Pour réaliser cette mission, pour rassembler ces preuves, le juge d'instruction va faire de multiples opérations qu'on appelle tout simplement des actes d'instruction. Par exemple, il va demander des avis d'experts, il va auditionner des témoins, il va se transporter sur les lieux de l'infraction, il va demander des perquisitions ou des saisies de documents. Il peut agir en concours avec la police ou seul selon les cas.

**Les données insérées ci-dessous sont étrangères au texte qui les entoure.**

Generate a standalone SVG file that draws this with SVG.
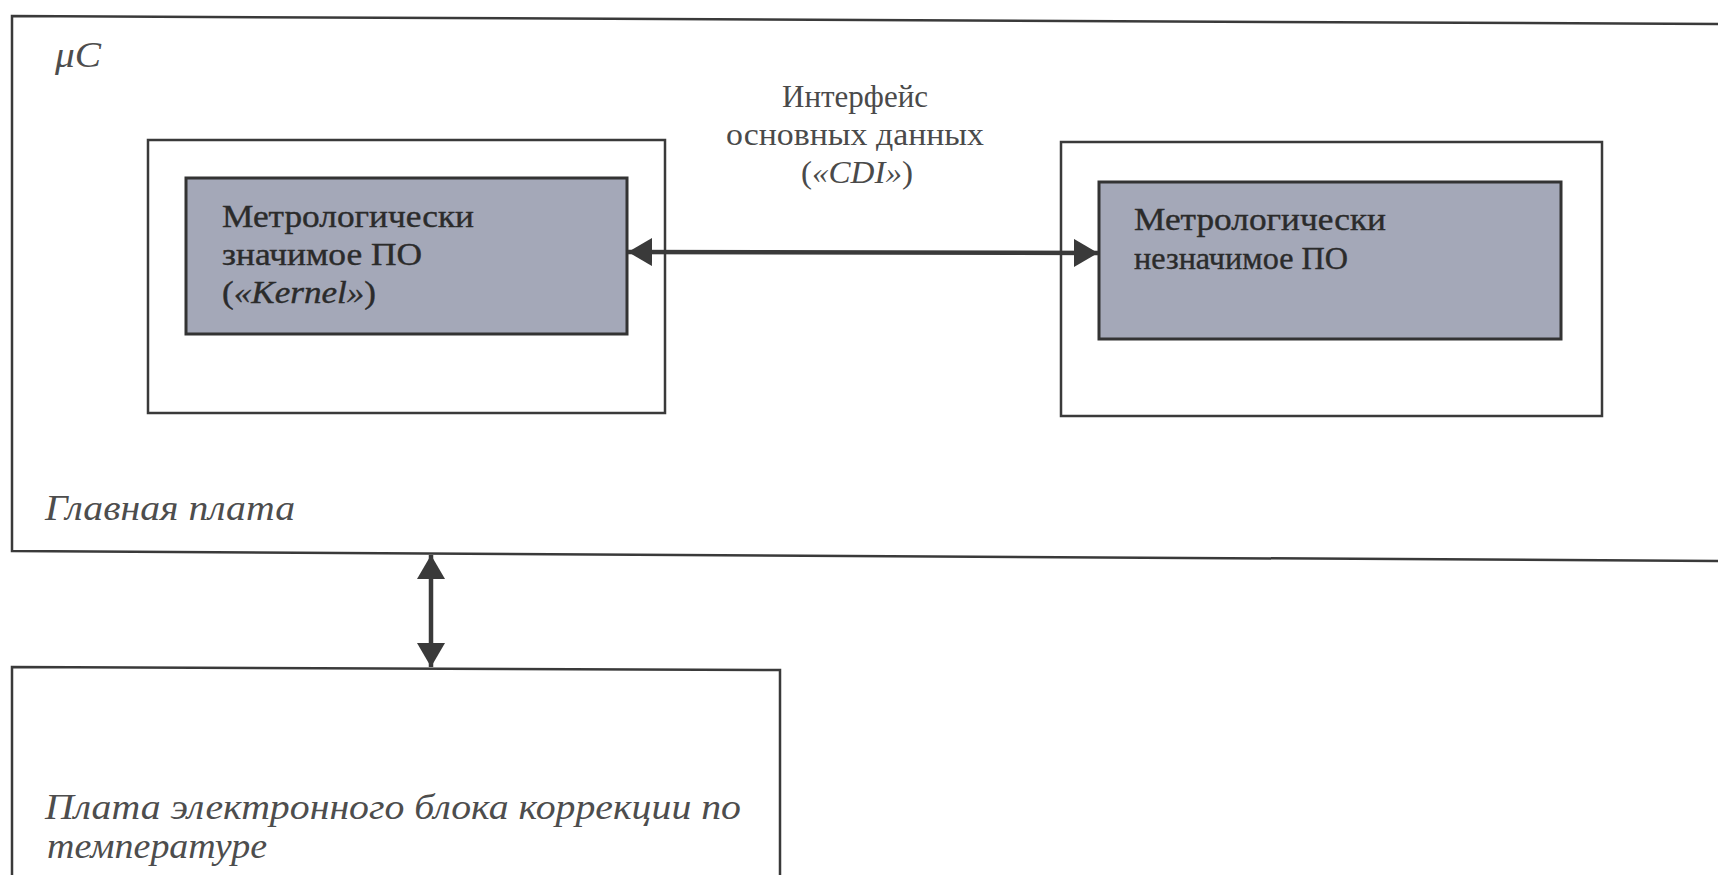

Le juge d'instruction a aussi des pouvoirs de contrainte, notamment en termes de personnes. Il peut obliger une personne à comparaître devant lui, c'est ce qu'on appelle le mandat de comparution, mais il peut contraindre une personne à comparer devant lui avec l'aide de la police, c'est-à-dire que la personne sera présentée au juge d'instruction par les policiers, ça c'est s'il forme un mandat d'amenée. Et enfin, le juge d'instruction peut éventuellement émettre un mandat d'arrêt pour des prévenus qui seraient en fuite.

La mission de juridiction

Le juge d'instruction dans sa mission a des pouvoirs juridictionnels, c'est-à-dire qu'il a le pouvoir de dire le droit, de trancher certaines contestations. Ces actes juridictionnels du juge d'instruction sont appelés des ordonnances et les deux principales ordonnances que va rendre le juge d'instruction sont relatives au fait de choisir de renvoyer ou pas le prévenu dans la phase de jugement, c'est-à-dire devant un juge.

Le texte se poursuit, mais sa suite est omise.